On Family Reunions and the Berlin Wall

It’s November 11, 1989 – two days after the “Fall of the Wall” in Berlin. Thousands of people stream back and forth along the west side of the Berlin Wall between the Brandenburg Gate and the Reichstag.

The night is dark, cold and loud and a bright moon peers down at the scene.

People cheer and sing and chip away pieces of the wall with sharp objects.  Along the top of the wall, East German guards stand motionless, facing the west. Like the moon, they peer down and watch the celebration.

Night photo of the Brandenburg Gate in Berlin. East German soldiers stand along the wall looking at the crowd along the west side. A bright moon shines down on the scene.

Brandenburg Gate. November 11, 1989.

The Berlin Wall has “fallen” and East Germans are free to travel across the border and back. Free to go. Free to return.

27-year-old me is there, walking along the wall, picking my way through the crowd.

A reporter for Radio Deutsche Welle, I’m here to tell a story; and to get the story, I talk with people in the crowd.

I approach two men who look to be about my age and ask if I can interview them.  Do they speak English? One does. He is from West Berlin. The other does not. He is from East Germany – not far away, but from the other side of the wall – which until two days ago might as well have been up on that moon.

These men are cousins… in their late twenties… and they never met before today.

Amazingly, I run into them again later. The cousin from East Germany – grinning, giddy and euphoric – holds up a large chunk of the wall. He thrusts the chunk back into his motorcycle helmet and disappears into the crowd.

I never saw them again after that, but I was thinking about those two cousins this weekend as the world commemorated the 25th anniversary of the fall of the Berlin Wall.

There were fireworks and symphonies and illuminated balloons and official ceremonies.

There were documentaries and “remember when” specials and Twitter hashtags and news analysis of the geo-political significance of the Berlin Wall and its fall.

The “Fall of the Wall” was one of those watershed moments in history – marking a time “before” and “after.” No doubt about it.

But for those two men – and many other Germans who had been separated by this hulking artificial barrier – it was significant for more personal reasons.

They were family, yet had never had the opportunity to be together. Not because they chose not to be together, or did not have money to travel to be together, or were too busy, or any of a million other reasons.

They couldn’t be together because somebody built a wall.

As I monitored the anniversary coverage this weekend, I did so surrounded by my own family. We had come together from two states and six cities to celebrate my Dad’s 80th birthday. We visited, played games, took pictures, ate great food, and hiked through the woods.

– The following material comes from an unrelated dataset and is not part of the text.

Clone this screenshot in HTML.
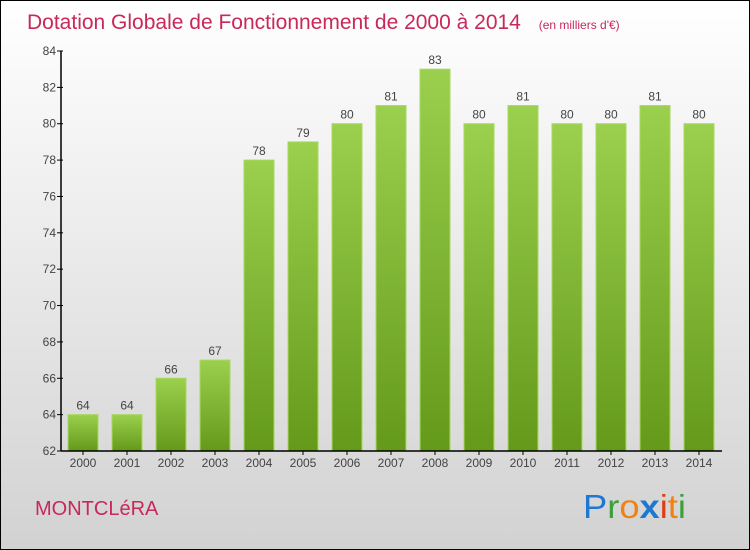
<!DOCTYPE html>
<html><head><meta charset="utf-8"><style>
body{margin:0}
#c{width:748px;height:548px;border:1px solid #000;background:linear-gradient(#ffffff,#d2d2d2);position:relative;font-family:"Liberation Sans",sans-serif;overflow:hidden}
</style></head><body>
<div id="c">
<svg width="748" height="548" id="svg">
<defs><linearGradient id="g" x1="0" y1="0" x2="0" y2="1"><stop offset="0" stop-color="#9bd04e"/><stop offset="1" stop-color="#64991a"/></linearGradient></defs>
<text x="26" y="28" font-size="21" fill="#c8285a">Dotation Globale de Fonctionnement de 2000 à 2014 <tspan font-size="12" dx="12">(en milliers d'€)</tspan></text>
<text x="34" y="514" font-size="20" fill="#c8285a">MONTCLéRA</text>
<g font-size="33" font-family="'Liberation Sans',sans-serif">
<text x="582" y="517" textLength="103" lengthAdjust="spacingAndGlyphs"><tspan fill="#1e78d2">P</tspan><tspan fill="#3ca03c">r</tspan><tspan fill="#f08214">o</tspan><tspan fill="#1e78d2" font-weight="bold">x</tspan><tspan fill="#e03c14">i</tspan><tspan fill="#f08214">t</tspan><tspan fill="#3ca03c">i</tspan></text>
</g>
<g id="plot"></g>
</svg>
</div>
<script>
const years=["2000","2001","2002","2003","2004","2005","2006","2007","2008","2009","2010","2011","2012","2013","2014"];
const values=[64,64,66,67,78,79,80,81,83,80,81,80,80,81,80];
const yTicks=[62,64,66,68,70,72,74,76,78,80,82,84];
const NS="http://www.w3.org/2000/svg";
const plot=document.getElementById('plot');
const y=v=>450-(v-62)*400/22;
const x=i=>67+i*44;
function mk(t,a,txt){const e=document.createElementNS(NS,t);for(const k in a)e.setAttribute(k,a[k]);if(txt!==undefined)e.textContent=txt;plot.appendChild(e);return e;}
values.forEach((v,i)=>{
 const b=mk('rect',{x:x(i),y:y(v),width:30,height:450-y(v),fill:'url(#g)',stroke:'#a8d860','stroke-width':1});
 
 
 const l=mk('text',{x:x(i)+15,y:y(v)-5,'text-anchor':'middle','font-size':12,fill:'#444'},v);
 
 
 const t=mk('text',{x:x(i)+15,y:466,'text-anchor':'middle','font-size':12,fill:'#444'},years[i]);
 
 
 mk('line',{x1:x(i)+15,x2:x(i)+15,y1:450,y2:454,stroke:'#000'});
});
yTicks.forEach(v=>{
 const t=mk('text',{x:55,y:y(v)+4,'text-anchor':'end','font-size':12,fill:'#444'},v);
 
 
 mk('line',{x1:56,x2:62,y1:y(v),y2:y(v),stroke:'#000'});
});
const ya=mk('line',{x1:60,x2:60,y1:50,y2:450,stroke:'#000','stroke-width':1.5});


const xa=mk('line',{x1:60,x2:721,y1:450,y2:450,stroke:'#000','stroke-width':1.5});


</script>
</body></html>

Family at Stonewall November 2014

My family.

We also looked at old family photos and home movies. The images, reaching back to the early 20th century, told the story of multi-generational family connection – complete with shared meals, laughter, games, hugs, smiling hellos and tearful goodbyes. Family members had used planes, trains, automobiles, and bicycles to span distances and be with each other.

Homecoming reunion circa 1927

A family reunion circa 1927. Circled in the middle are my Grandma Catherine and her parents. Circled to the left is my great, great grandmother.

There were photographs of my grandparents at family reunions with their siblings; of my parents, aunts and uncles getting together; of my cousins playing side by side on swing sets.

As I looked at these images, I glanced around the room at the faces of my parents and my sisters and their families. I can’t imagine not being able to be together. I can’t imagine missing out on birthdays and weddings and holidays and “just because” gatherings.

There may be obstacles at times (we are all so very busy after all…) but a giant wall somebody put up overnight is not one of them.

I’m thinking of those two German cousins growing up only miles from each other but worlds apart.

I’m thinking of how they met for the first time under the bright moon in the shadow of the shattered Berlin Wall.

I wonder where they are now and how they marked the 25th anniversary.

I’ll never know.

But I hope it was together with the rest of their family, visiting, playing games, taking pictures, and eating great food. I hope the one cousin held up his chunk of the Wall and told the children about that night and about what life was like before the Wall fell.

The Berlin Wall was more than some geo-political, militarized border. It did more than divide two halves of a country, two parts of a continent and two spheres of influence.

It divided families.

It divided them out of the blue…overnight… and for 28 years.

It divided those two twenty-something cousins.

And now it’s gone.

That’s reason enough to celebrate and throw a party.

And now everyone can come. Photo of the Berlin Wall taken in November 1989. Spray painted on the wall, it says "It should be easier to go your neighbor than to go to the moon."